* _TASK STATEMENT_
Copy only what lies from the line containing "Output the Python" through the line containing "plt.rcParams['mathtext.default'] = 'rm'" in the entries below, keeping both end lines exact and dropping every picture.

* _DATA SHOWN_
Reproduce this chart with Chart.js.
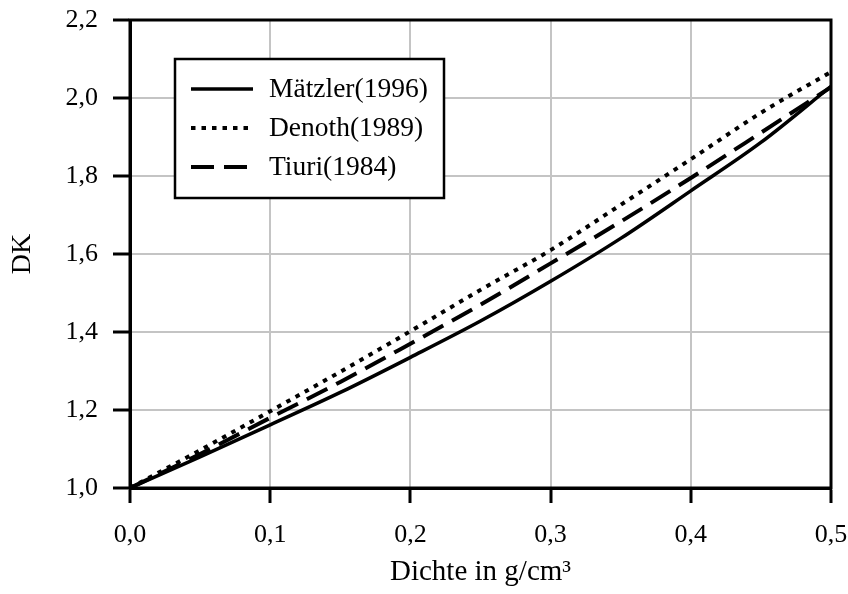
<!DOCTYPE html>
<html>
<head>
    <meta charset="utf-8">
    <script src="https://cdn.jsdelivr.net/npm/chart.js"></script>
    <title>DK</title>
    <style>
        html, body { margin: 0; padding: 0; background: #fff; }
        #wrap { width: 848px; height: 594px; }
    </style>
</head>
<body>
    <div id="wrap"><canvas id="chartDK"></canvas></div>

    <script type="text/javascript">
        // Dichte (g/cm3) und DK-Werte der drei Modelle
        const dichte  = [0, 0.05, 0.1, 0.15, 0.2, 0.25, 0.3, 0.35, 0.4, 0.45, 0.5];
        const maetzler = [1.000, 1.080, 1.162, 1.245, 1.335, 1.428, 1.530, 1.640, 1.762, 1.886, 2.030];
        const denoth   = [1.000, 1.097, 1.197, 1.298, 1.402, 1.508, 1.610, 1.726, 1.843, 1.962, 2.067];
        const tiuri    = [1.000, 1.087, 1.180, 1.272, 1.370, 1.470, 1.576, 1.683, 1.795, 1.911, 2.028];

        const serif = "'Liberation Serif', 'Times New Roman', serif";
        const komma = v => v.toFixed(1).replace('.', ',');
        const punkte = werte => dichte.map((d, i) => ({ x: d, y: werte[i] }));

        // Rahmen oben/rechts um die Zeichenfläche
        const rahmen = {
            id: 'rahmen',
            afterDatasetsDraw(chart) {
                const { ctx, chartArea: a } = chart;
                ctx.save();
                ctx.strokeStyle = '#000';
                ctx.lineWidth = 3;
                ctx.strokeRect(a.left, a.top, a.right - a.left, a.bottom - a.top);
                ctx.restore();
            }
        };

        // Legende mit Kasten innerhalb der Zeichenfläche
        const legende = {
            id: 'legende',
            afterDraw(chart) {
                const { ctx, chartArea: a } = chart;
                const x0 = a.left + 45, y0 = a.top + 39;
                ctx.save();
                ctx.fillStyle = '#fff';
                ctx.fillRect(x0, y0, 269, 139);
                ctx.strokeStyle = '#000';
                ctx.lineWidth = 2.5;
                ctx.strokeRect(x0, y0, 269, 139);
                ctx.font = '27.5px ' + serif;
                ctx.textBaseline = 'middle';
                chart.data.datasets.forEach((ds, i) => {
                    const y = y0 + 30 + i * 39;
                    ctx.beginPath();
                    ctx.setLineDash(ds.borderDash || []);
                    ctx.lineWidth = ds.borderWidth;
                    ctx.moveTo(x0 + 16, y);
                    ctx.lineTo(x0 + 78, y);
                    ctx.stroke();
                    ctx.setLineDash([]);
                    ctx.fillStyle = '#000';
                    ctx.fillText(ds.label, x0 + 94, y + 1);
                });
                ctx.restore();
            }
        };

        const ctx = document.getElementById('chartDK').getContext('2d');
        new Chart(ctx, {
            type: 'line',
            data: {
                datasets: [
                    { label: 'Mätzler(1996)', data: punkte(maetzler), borderColor: '#000', borderWidth: 3.5 },
                    { label: 'Denoth(1989)', data: punkte(denoth), borderColor: '#000', borderWidth: 4, borderDash: [4.5, 6] },
                    { label: 'Tiuri(1984)', data: punkte(tiuri), borderColor: '#000', borderWidth: 4, borderDash: [23, 10] }
                ]
            },
            options: {
                responsive: true,
                maintainAspectRatio: false,
                animation: false,
                layout: { padding: { top: 20, right: 17, left: 0, bottom: 0 } },
                elements: {
                    point: { radius: 0 },
                    line: { cubicInterpolationMode: 'monotone', fill: false }
                },
                plugins: {
                    legend: { display: false },
                    tooltip: { enabled: false }
                },
                scales: {
                    x: {
                        type: 'linear',
                        min: 0,
                        max: 0.5,
                        afterFit: s => { s.height = 106; s.paddingLeft = 0; s.paddingRight = 0; },
                        ticks: { stepSize: 0.1, callback: komma, color: '#000', padding: 17, font: { family: serif, size: 26 } },
                        grid: { color: '#c4c4c4', lineWidth: 2, tickColor: '#000', tickWidth: 3, tickLength: 15 },
                        border: { color: '#000', width: 3 },
                        title: { display: true, text: 'Dichte in g/cm³', color: '#000', padding: { top: 0, bottom: 4 }, font: { family: serif, size: 29 } }
                    },
                    y: {
                        min: 1,
                        max: 2.2,
                        afterFit: s => { s.width = 130; s.paddingTop = 0; s.paddingBottom = 0; },
                        ticks: { stepSize: 0.2, callback: komma, color: '#000', padding: 15, font: { family: serif, size: 26 } },
                        grid: { color: '#c4c4c4', lineWidth: 2, tickColor: '#000', tickWidth: 3, tickLength: 17 },
                        border: { color: '#000', width: 3 },
                        title: { display: true, text: 'DK', color: '#000', padding: { top: 6, bottom: 0 }, font: { family: serif, size: 28 } }
                    }
                }
            },
            plugins: [rahmen, legende]
        });
    </script>
</body>
</html>
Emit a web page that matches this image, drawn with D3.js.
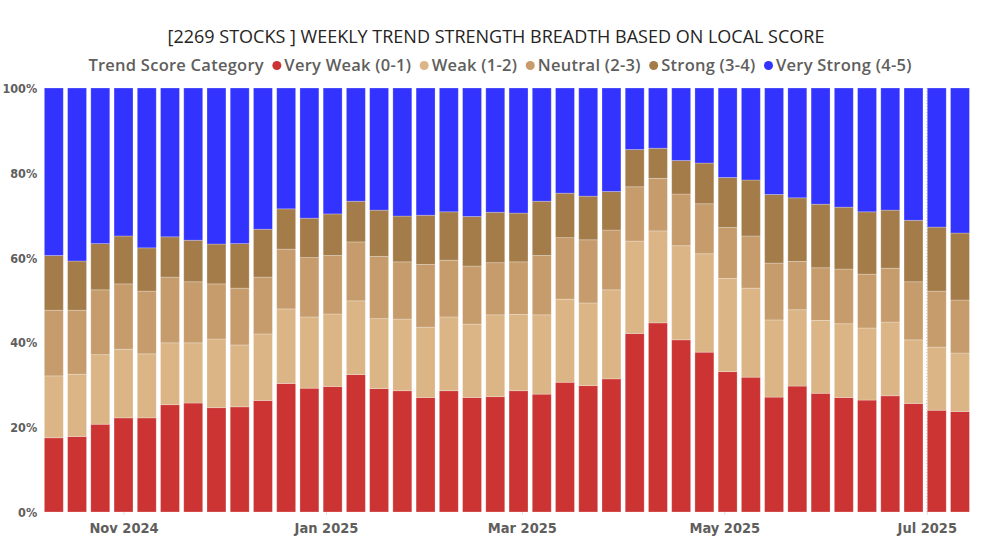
<!DOCTYPE html>
<html>
<head>
<meta charset="utf-8">
<script src="https://cdn.jsdelivr.net/npm/d3@7"></script>
<style>
  html, body { margin: 0; padding: 0; background: #fff; }
  svg { display: block; }
</style>
</head>
<body>
<svg id="chart" width="982" height="547"></svg>
<script>
// ---- DATA ----
const titleText = "[2269 STOCKS ] WEEKLY TREND STRENGTH BREADTH BASED ON LOCAL SCORE";
const legendTitle = "Trend Score Category";
const categories = ["Very Weak (0-1)", "Weak (1-2)", "Neutral (2-3)", "Strong (3-4)", "Very Strong (4-5)"];
const colors = ["#CC3333", "#DBB585", "#C69C6C", "#A37C4A", "#3333FF"];
// weekly dates (Fridays), first week
const firstWeek = "2024-10-11";
const weekCount = 40;
// share (%) of stocks per category for each week
const veryWeak   = [17.5,17.8,20.7,22.2,22.2,25.3,25.7,24.6,24.8,26.3,30.3,29.2,29.6,32.4,29.1,28.6,27.0,28.6,27.0,27.2,28.6,27.8,30.6,29.8,31.4,42.1,44.6,40.6,37.7,33.1,31.8,27.1,29.7,28.0,27.0,26.4,27.4,25.6,24.0,23.7];
const weak       = [14.6,14.7,16.4,16.2,15.1,14.6,14.2,16.2,14.6,15.7,17.6,16.8,17.1,17.4,16.5,16.9,16.6,17.4,17.3,19.3,18.0,18.7,19.6,19.5,21.0,21.8,21.7,22.2,23.2,22.0,21.0,18.2,18.0,17.2,17.4,17.0,17.4,15.0,14.9,13.8];
const neutral    = [15.5,15.1,15.3,15.4,14.8,15.5,14.4,13.0,13.4,13.4,14.1,14.0,13.8,13.9,14.7,13.5,14.8,13.4,13.7,12.3,12.4,14.0,14.5,14.9,14.1,12.8,12.4,12.2,11.8,12.0,12.3,13.4,11.4,12.4,12.9,12.7,12.7,13.7,13.2,12.5];
const strong     = [12.9,11.6,10.9,11.3,10.2,9.5,9.8,9.4,10.5,11.3,9.5,9.3,9.8,9.6,10.9,10.8,11.6,11.4,11.7,11.9,11.5,12.8,10.5,10.3,9.1,8.8,7.1,7.9,9.6,11.8,13.2,16.2,15.0,15.0,14.6,14.7,13.7,14.5,15.1,15.8];
const veryStrong = [39.5,40.8,36.7,34.9,37.7,35.1,35.9,36.8,36.7,33.3,28.5,30.7,29.7,26.7,28.8,30.2,30.0,29.2,30.3,29.3,29.5,26.7,24.8,25.5,24.4,14.5,14.2,17.1,17.7,21.1,21.7,25.1,25.9,27.4,28.1,29.2,28.8,31.2,32.8,34.2];
const yTicks = [0, 0.2, 0.4, 0.6, 0.8, 1.0];

// ---- BUILD TABLE ----
const seriesValues = [veryWeak, weak, neutral, strong, veryStrong];
const parse = d3.utcParse("%Y-%m-%d");
const start = parse(firstWeek);
const dates = d3.range(weekCount).map(i => d3.utcDay.offset(start, i * 7));
const table = dates.map((d, i) => {
  const row = { date: d };
  categories.forEach((c, k) => row[c] = seriesValues[k][i]);
  return row;
});

const svg = d3.select("#chart");
const margin = { left: 42.2, right: 10.4, top: 88, bottom: 35 };
const W = 982, H = 547;

const x = d3.scaleUtc()
  .domain([d3.utcHour.offset(dates[0], -84), d3.utcHour.offset(dates[dates.length - 1], 84)])
  .range([margin.left, W - margin.right]);
const y = d3.scaleLinear().domain([0, 1]).range([H - margin.bottom, margin.top]);
const color = d3.scaleOrdinal().domain(categories).range(colors);

const step = x(d3.utcDay.offset(dates[0], 7)) - x(dates[0]);
const barW = step * 0.815;

const stack = d3.stack().keys(categories).offset(d3.stackOffsetExpand);
const stacked = stack(table);

const font = "'DejaVu Sans Condensed', 'DejaVu Sans', sans-serif";
const uiFont = "'Open Sans', 'Noto Sans', sans-serif";
const gray = "#605E5C";

// vertical dotted gridlines at x ticks
const xTicks = x.ticks(d3.utcMonth.every(2));
svg.append("g").selectAll("line").data(xTicks).join("line")
  .attr("x1", d => x(d)).attr("x2", d => x(d))
  .attr("y1", y(1)).attr("y2", y(0))
  .attr("stroke", "#C8C6C4").attr("stroke-width", 1).attr("stroke-dasharray", "1,2");

// bars
svg.append("g").selectAll("g").data(stacked).join("g")
  .attr("fill", d => color(d.key))
  .selectAll("rect").data(d => d).join("rect")
  .attr("x", d => x(d.data.date) - barW / 2)
  .attr("width", barW)
  .attr("y", d => y(d[1]))
  .attr("height", d => y(d[0]) - y(d[1]))
  .attr("stroke", "#ffffff").attr("stroke-opacity", 0.3).attr("stroke-width", 0.8);

// y axis labels
const yAxis = d3.axisLeft(y).tickValues(yTicks).tickFormat(d3.format(".0%")).tickSize(0).tickPadding(0);
const gy = svg.append("g").attr("transform", `translate(${margin.left - 5},0)`).call(yAxis);
gy.select(".domain").remove();
gy.selectAll("text").attr("font-family", font).attr("font-weight", "bold")
  .attr("font-size", 12.5).attr("fill", gray).attr("dy", "0.36em");

// x axis labels
const xAxis = d3.axisBottom(x).tickValues(xTicks).tickFormat(d3.utcFormat("%b %Y")).tickSize(3).tickPadding(8);
const gx = svg.append("g").attr("transform", `translate(0,${y(0)})`).call(xAxis);
gx.select(".domain").remove();
gx.selectAll("line").attr("stroke", "#E1DFDD");
gx.selectAll("text").attr("font-family", font).attr("font-weight", "bold")
  .attr("font-size", 14.5).attr("fill", gray);

// title
svg.append("text").attr("x", 496).attr("y", 43).attr("text-anchor", "middle")
  .attr("font-family", uiFont).attr("font-size", 18).attr("fill", "#252423")
  .text(titleText);

// legend
const lg = svg.append("g");
const legendFont = 16.5, legendSpacing = 0.25;
const lt = lg.append("text").attr("x", 0).attr("y", 71)
  .attr("font-family", uiFont).attr("font-weight", 600).attr("font-size", legendFont)
  .attr("letter-spacing", legendSpacing).attr("fill", gray)
  .text(legendTitle);
let cx = lt.node().getComputedTextLength() + 13;
categories.forEach((c, k) => {
  lg.append("circle").attr("cx", cx).attr("cy", 65.5).attr("r", 4.5).attr("fill", color(c));
  const t = lg.append("text").attr("x", cx + 7.5).attr("y", 71)
    .attr("font-family", uiFont).attr("font-weight", 600).attr("font-size", legendFont)
    .attr("letter-spacing", legendSpacing).attr("fill", gray)
    .text(c);
  cx += 7.5 + t.node().getComputedTextLength() + 13;
});
const totalW = cx - 13;
lg.attr("transform", `translate(${500 - totalW / 2},0)`);
</script>
</body>
</html>
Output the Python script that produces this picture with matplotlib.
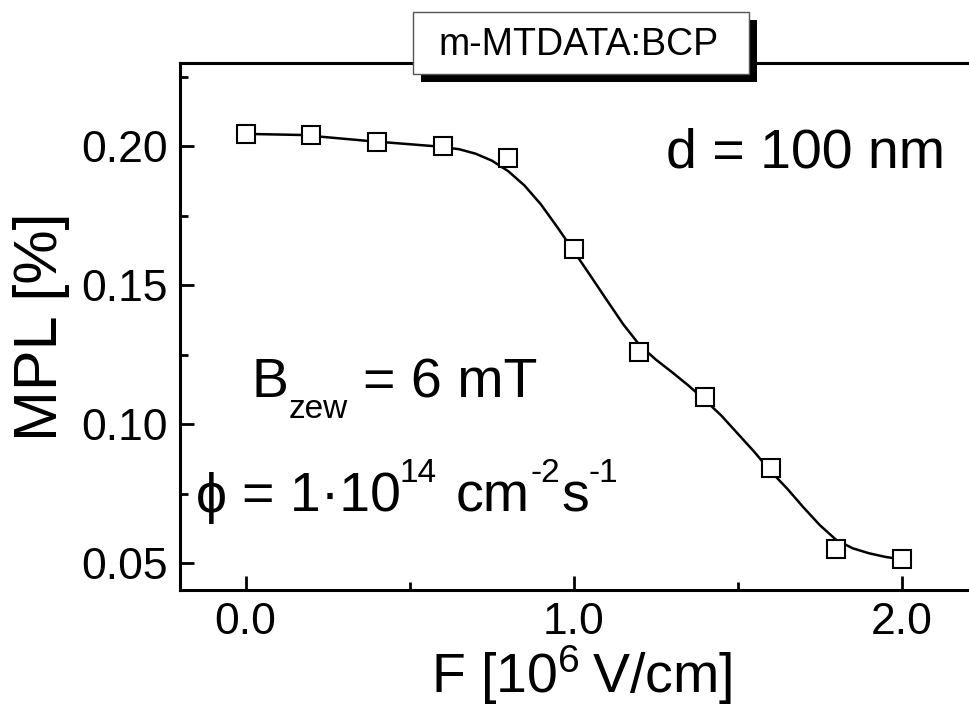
import matplotlib
matplotlib.use("Agg")
import matplotlib.pyplot as plt
from matplotlib.patches import Rectangle
import numpy as np

plt.rcParams['font.family'] = ['Liberation Sans', 'DejaVu Sans']
plt.rcParams['mathtext.fontset'] = 'custom'
plt.rcParams['mathtext.rm'] = 'Liberation Sans'
plt.rcParams['mathtext.it'] = 'Liberation Sans'
plt.rcParams['mathtext.default'] = 'rm'

# measured points
field = [0.0, 0.2, 0.4, 0.6, 0.8, 1.0, 1.2, 1.4, 1.6, 1.8, 2.0]
mpl_val = [0.2044, 0.2041, 0.2016, 0.2000, 0.1958, 0.1629, 0.1260,
           0.1097, 0.0843, 0.0551, 0.0513]

# fit curve
fit_x = [0.0, 0.171, 0.369, 0.572, 0.65, 0.70, 0.75, 0.80, 0.85, 0.90,
         0.95, 1.00, 1.05, 1.10, 1.15, 1.20, 1.25, 1.30, 1.35, 1.40,
         1.45, 1.50, 1.55, 1.60, 1.65, 1.70, 1.75, 1.80, 1.85, 1.90,
         1.95, 2.0]
fit_y = [0.2044, 0.2040, 0.2019, 0.2000, 0.1989, 0.1973, 0.1948, 0.1910,
         0.1858, 0.1790, 0.1708, 0.1622, 0.1535, 0.1447, 0.1360, 0.1285,
         0.1232, 0.1186, 0.1138, 0.1086, 0.1030, 0.0965, 0.0900, 0.0830,
         0.0768, 0.0700, 0.0636, 0.0583, 0.0553, 0.0535, 0.0522, 0.0513]

xticks = [0.0, 1.0, 2.0]
xticklabels = ['0.0', '1.0', '2.0']
yticks = [0.05, 0.10, 0.15, 0.20]
yticklabels = ['0.05', '0.10', '0.15', '0.20']

W, H = 969, 721
fig = plt.figure(figsize=(W / 100, H / 100), dpi=100)
ax = fig.add_axes([180 / W, 131 / H, 804 / W, 527 / H])

ax.plot(fit_x, fit_y, color='black', lw=1.8, zorder=2)
ax.plot(field, mpl_val, ls='none', marker='s', ms=12.5, mfc='white',
        mec='black', mew=1.5, zorder=3)

ax.set_xlim(-0.2, 2.25)
ax.set_ylim(0.0403, 0.2299)
ax.set_xticks(xticks)
ax.set_xticklabels(xticklabels)
ax.set_xticks([0.5, 1.5], minor=True)
ax.set_yticks(yticks)
ax.set_yticklabels(yticklabels)
ax.set_yticks([0.075, 0.125, 0.175, 0.225], minor=True)

ax.spines['right'].set_visible(False)
for s in ['left', 'bottom', 'top']:
    ax.spines[s].set_linewidth(2.2)
ax.tick_params(which='both', direction='in', width=2, labelsize=32)
ax.tick_params(which='major', length=10)
ax.tick_params(which='minor', length=6)
ax.tick_params(axis='y', pad=9)
ax.tick_params(axis='x', pad=9)

ax.set_ylabel('MPL [%]', fontsize=44, labelpad=8)
ax.set_xlabel('F [10$^{6}$\u2009V/cm]', fontsize=40, labelpad=0)


def put(x, y, s, size=40):
    # x, y in pixels from the top left, y is the baseline
    fig.text(x / W, 1 - y / H, s, fontsize=size, ha='left', va='baseline')


fig.text(945 / W, 1 - 168 / H, 'd = 100 nm', fontsize=40,
         ha='right', va='baseline')

put(251, 397, 'B')
put(289, 418, 'zew', 24)
put(363, 397, '= 6 mT')

put(196, 512, '\u03d5')
put(242, 512, '= 1\u00b710')
put(400, 482, '14', 24)
put(456, 512, 'cm')
put(531, 482, '-2', 24)
put(561, 512, 's')
put(588, 482, '-1', 24)

# title box with shadow
fig.add_artist(Rectangle((421 / W, 1 - 82 / H), 336 / W, 62 / H,
                         transform=fig.transFigure, facecolor='black',
                         edgecolor='none', zorder=5))
fig.add_artist(Rectangle((413 / W, 1 - 74 / H), 336 / W, 62 / H,
                         transform=fig.transFigure, facecolor='white',
                         edgecolor='#555555', lw=1, zorder=6))
fig.text(579 / W, 1 - 55 / H, 'm-MTDATA:BCP', fontsize=27,
         ha='center', va='baseline', zorder=7)

fig.savefig('out.png', dpi=100)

* _OUTPUT OF THE EXERCISE_
Output the Python script that produces this picture with matplotlib.
import matplotlib
matplotlib.use("Agg")
import matplotlib.pyplot as plt
from matplotlib.patches import Rectangle
import numpy as np

plt.rcParams['font.family'] = ['Liberation Sans', 'DejaVu Sans']
plt.rcParams['mathtext.fontset'] = 'custom'
plt.rcParams['mathtext.rm'] = 'Liberation Sans'
plt.rcParams['mathtext.it'] = 'Liberation Sans'
plt.rcParams['mathtext.default'] = 'rm'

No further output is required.